Loosely adapted from Arthur Schnitzler’s play La Ronde, the film has sex and its consequences as its central themes, as it opens appropriately enough in a seedy and gloomy Vienna. An ambitiously sultry call girl (Tereza Srbova) is having her glamour shots photographed by a lecherous pimp as her concerned younger sister Anna (Gabriela Marcinkova) looks on in concerted anxiety. Through a narrative branching that quickly diffuses the films focus and empathy the ardent hooker  is soon dispatched to meet a new client at an opulent hotel, and hey presto that salacious adulterer turns out to be none other than Jude Law, who evidently feels the need to cheat on his stunning wife Rose (Weisz) who in turn is banging some Brazilian photographer whom she has met through her high profile media job. The photographers infidelities has led his girlfriend Laura (Maria Flor) to flee home on a flight where she meets Anthony Hopkins, and then slightly drunk she hits on newly released serial rapist Tyler (Ben Foster) during a stopover break in a winter coaxed Denver – I’m not making this up. Further compounded the narrative the film skips, through conceited connections to Hopkins speech at an AA meeting where we met Valentina, (Dinara Drukarova)  a Soviet holidaymaker whom is lusted over by her boss (Jamel Debbouze), his desire thwarted as being a good Muslim he cannot covet a married woman. Katrina’s husband – as clearly there are not enough characters to go ‘around’ at this point – works for a scary Russian crime lord who orders him to get a call-girl, bringing us full circle as I’m sure you can you guess who that might be? Like sticky ships passing in the night  the film leapfrogs around the globe, from London to Colorado, Leipzig to Paris, in an intricate web of coincidence that never risks being anything but mildly diverting, whilst prompting a mental equivalent of connect the dots as you speculate on who and how will be conjoined next.
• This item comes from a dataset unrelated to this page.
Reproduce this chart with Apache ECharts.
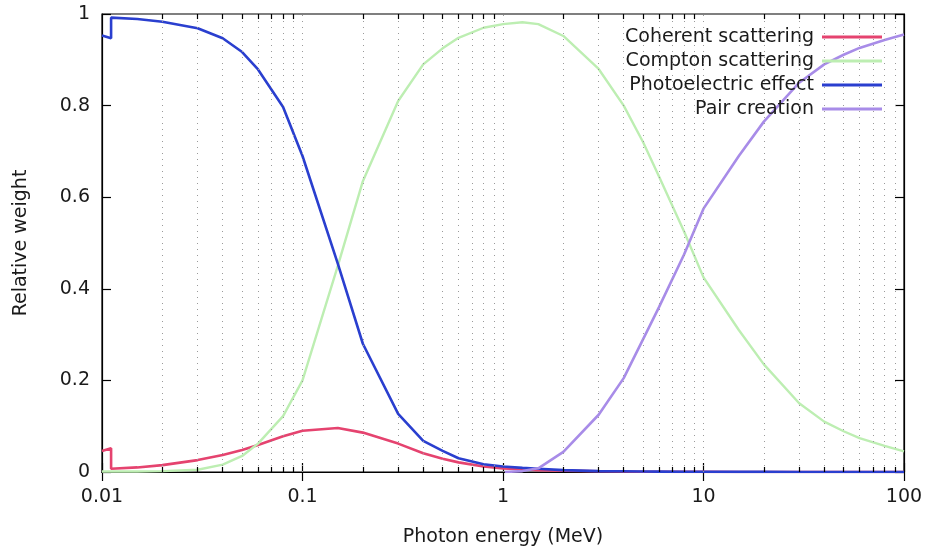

The most charitable review I’ve seen so far refers to 360 as Love Actually without the jokes, which I think you’ll agree is a horrifying proposition – well, it was terrifying with the jokes but I digress. The film seems to have the lofty ideals that are expressed in the likes of Babel and the Morgan-scribed Hereafter that we are now a global community, mediated through ubiquitous communication channels and devices (mobile phones and computers feature heavily in the film with the Russian henchman’s ring-tone abetting nervous titters at my screening) yet aren’t the gaps between us widening? Or something. Ugly linking techniques such as a plane dovetailing from one scene to the next and a redundant uses of split screen framing bludgeon in the ‘message’ (whatever it’s supposed to be), and where a vast canvas of players was strummed so effectively in the likes of Magnolia or Short Cuts this film has no interesting characters to examine, a problem exacerbated with the limited run-time making anything more than a paper thin skim across a surface simply impossible. Considering its title 360 concludes after a period which feels elongated to minuatory tedium, on a shockingly contrived confrontation in a glamorous hotel suite, as the end title design even decides to remind us that hey, it’s the ‘circle of life’ – give me Love Actually any day.